I stood within a room of wheat projected:

all walls floor ceiling ears sheaves faces bodies

my real body wheat breathing crow underfoot

and overhead brush me and bring me

into being—if one hasn’t a horse

one is one own’s horse, he wrote—all my work

to set my horses loose, and they refuse to leave

Both the horses and the voice remind me so strongly of Ada Limón in the best way possible. People on twitter were complaining about poems where the poet writes about a painting then pivots to themselves but I could read 1,000 more of these.

They Say Loss Can Touch Another Loss By Mónica Gomery

It’s the bird of you in the south of me. Your wing making that long cut into my cheek. All day we labored around her death, put our hands in it rustled it around. The bed was not yet soil. The bruises not yet cold along her arm where it had fallen.

‘It’s the bird of you in the south of me’ was enough to stun me. I have yet to read the next one, but it was sent to me by Shay, a very dear friend of mine, and I trust her judgement.

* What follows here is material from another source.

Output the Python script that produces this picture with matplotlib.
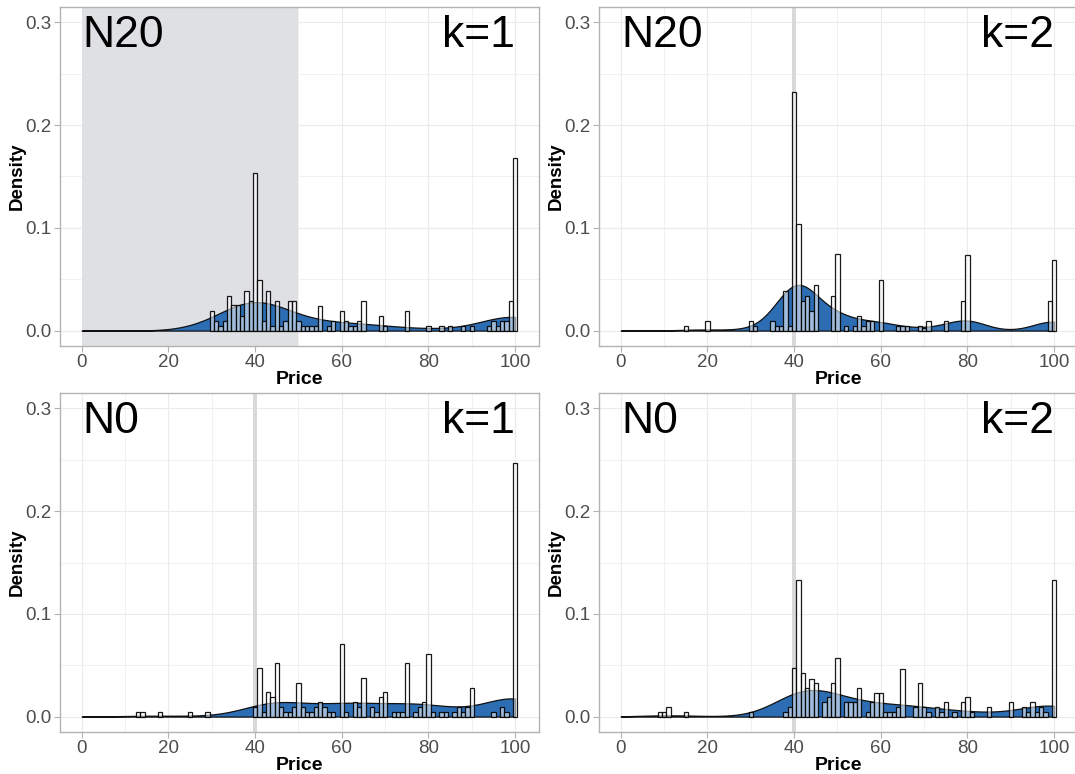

What to Eat, What to Drink, and What to Leave for Poison By Camille T. Dungy

From the poplar’s grail, wine spray. Crab apple

brightens jealously to compete. But by

the crab apple’s deep stain, the tulip tree

learns modesty. Only blush, poplar learns,

lightly. Never burn such a dark-hued fire

to the core.

Then: Unlove Poem by Franny Choi

I’m distance-skinned. No one can put a story inside me

but me. If not even my memories love me enough to stay,

then fine, cut off the hands that keep me married

to any history.

The poem becomes a prayer somewhere down the line, or starts that way while disguising itself. If you needed an excuse to read yet another diaspora/female lineage poem, this is me explicitly telling you to read it.

Because Aren’t We All Just Learning to Feel Loved By R.L. Wheeler

You painted and painted.

Pointed and urged the horses to look, look.

K, when I say I wish I were better

at accepting kindness, what I mean

is I can see the pasture now. I can see it

and all that open grass.

Something about this reminds me of the cathedral short story— I have no idea what it’s called, but the one about the wife’s blind colleague coming over for dinner. Weirdly enough, I know that will make perfect sense to my intended audience, so I won’t elaborate. It’s surprised at its own compassion, while filling all its memories with it in hindsight.